Release from my emotions of grief and loss
August 29, 2008
I’ve decided that today will be my last day to grieve about this relationship. This will be my last post about it because I feel that I’m at a point where I’m done with this. I’ve cried my last tear days ago and I can see there are little things that are annoying me but the more I get it all out the better I feel and the less I’m holding onto inside of me. I am doing my absolute best to stay out of judgement and out of ego about this whole thing. I do see it is a little difficult for me and some judgement creeped into my last few posts. LOL Hey, as I said I’m still learning. It’s a process and being judgement free does not happen over night. I can see that something drudged up a real old source of irritation from the past and it’s non-productive. It started out as an observation and ended up in a judgement.

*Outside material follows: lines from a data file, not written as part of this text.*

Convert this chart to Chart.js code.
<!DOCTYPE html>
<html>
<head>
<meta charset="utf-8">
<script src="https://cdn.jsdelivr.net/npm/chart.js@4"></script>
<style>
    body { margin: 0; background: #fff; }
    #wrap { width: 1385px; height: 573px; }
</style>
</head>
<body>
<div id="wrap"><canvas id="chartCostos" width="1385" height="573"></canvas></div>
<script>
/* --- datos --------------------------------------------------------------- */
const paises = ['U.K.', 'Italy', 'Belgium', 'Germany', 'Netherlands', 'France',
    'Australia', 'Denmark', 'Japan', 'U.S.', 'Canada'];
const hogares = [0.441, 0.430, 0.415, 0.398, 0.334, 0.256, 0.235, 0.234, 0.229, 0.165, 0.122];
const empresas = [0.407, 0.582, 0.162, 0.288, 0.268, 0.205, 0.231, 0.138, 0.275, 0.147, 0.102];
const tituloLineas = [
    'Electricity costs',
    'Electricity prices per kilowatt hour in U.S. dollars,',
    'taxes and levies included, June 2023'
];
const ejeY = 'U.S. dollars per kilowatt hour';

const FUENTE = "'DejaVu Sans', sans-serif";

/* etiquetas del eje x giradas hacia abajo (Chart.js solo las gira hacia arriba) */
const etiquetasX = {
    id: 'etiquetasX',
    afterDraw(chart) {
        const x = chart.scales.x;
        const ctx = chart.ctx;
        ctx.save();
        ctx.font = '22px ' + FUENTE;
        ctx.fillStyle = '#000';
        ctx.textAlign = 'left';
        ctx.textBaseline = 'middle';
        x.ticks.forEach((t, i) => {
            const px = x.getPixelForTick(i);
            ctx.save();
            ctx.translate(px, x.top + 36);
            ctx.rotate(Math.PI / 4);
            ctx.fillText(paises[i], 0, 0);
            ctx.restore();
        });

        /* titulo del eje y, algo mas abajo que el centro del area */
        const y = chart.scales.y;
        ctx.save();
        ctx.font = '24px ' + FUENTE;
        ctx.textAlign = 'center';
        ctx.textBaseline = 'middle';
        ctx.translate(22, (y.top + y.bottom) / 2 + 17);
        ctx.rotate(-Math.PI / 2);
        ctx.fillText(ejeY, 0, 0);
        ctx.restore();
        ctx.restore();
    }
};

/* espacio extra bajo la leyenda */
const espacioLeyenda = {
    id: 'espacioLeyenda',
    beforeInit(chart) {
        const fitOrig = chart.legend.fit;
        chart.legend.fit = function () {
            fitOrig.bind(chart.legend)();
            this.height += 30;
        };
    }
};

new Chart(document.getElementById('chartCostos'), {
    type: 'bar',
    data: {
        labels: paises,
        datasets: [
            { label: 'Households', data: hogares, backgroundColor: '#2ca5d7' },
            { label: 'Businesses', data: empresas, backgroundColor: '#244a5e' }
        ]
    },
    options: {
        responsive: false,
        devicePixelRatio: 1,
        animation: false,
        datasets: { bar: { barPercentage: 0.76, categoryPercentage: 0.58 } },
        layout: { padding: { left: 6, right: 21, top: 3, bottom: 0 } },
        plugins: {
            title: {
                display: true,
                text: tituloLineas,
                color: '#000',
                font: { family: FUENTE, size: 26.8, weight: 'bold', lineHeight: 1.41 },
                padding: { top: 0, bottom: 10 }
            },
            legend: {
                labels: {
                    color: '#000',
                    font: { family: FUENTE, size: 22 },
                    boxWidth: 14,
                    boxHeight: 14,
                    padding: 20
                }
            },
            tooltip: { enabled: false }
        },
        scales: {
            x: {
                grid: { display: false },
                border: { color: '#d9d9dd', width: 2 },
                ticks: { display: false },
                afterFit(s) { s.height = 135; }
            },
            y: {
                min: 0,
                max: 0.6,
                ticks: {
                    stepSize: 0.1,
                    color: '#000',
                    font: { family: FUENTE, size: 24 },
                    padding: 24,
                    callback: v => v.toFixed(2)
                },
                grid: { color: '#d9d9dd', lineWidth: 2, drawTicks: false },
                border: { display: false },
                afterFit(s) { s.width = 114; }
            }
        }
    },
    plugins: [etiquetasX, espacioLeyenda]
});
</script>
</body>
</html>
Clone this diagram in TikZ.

The more I allow myself to stay in ego about this whole thing the more I sit there and think about how much of a stranger he is to me, how much all the circumstances around the ending annoy me, you know all of the wrong things. So today I’m telling myself to stop thinking about him anymore and from now on forward momentum towards better things in my life. My gratitude journal keeps me grounded and I have been faithly logging in that journal every night before bed. Morning coach podcasts have been inspirational and motivating and helping me get back on track of where I need to be. I’ve noticed in the last few days I have been eating more than what I have been usually eating lately. I know why I’m doing it and I can see myself reverting back to old patterns of coping with stress and abandonment. It is most important to remain self aware and not do things unconsciously. We can only save ourselves and can only improve our own lives so that is what each one of us should hold in highest priority.
I know that all of the inner work I have done on myself and that I am continuing to do will bring me a fulfilling relationship with another person when the time is right and that is the best I can hope for. For right now though the fulfilling relationship I have to have is with myself. So yea, today is the day that I am kissing this last relationship and all of the previous ones who came before it who were filled with disappointment… GOODBYE!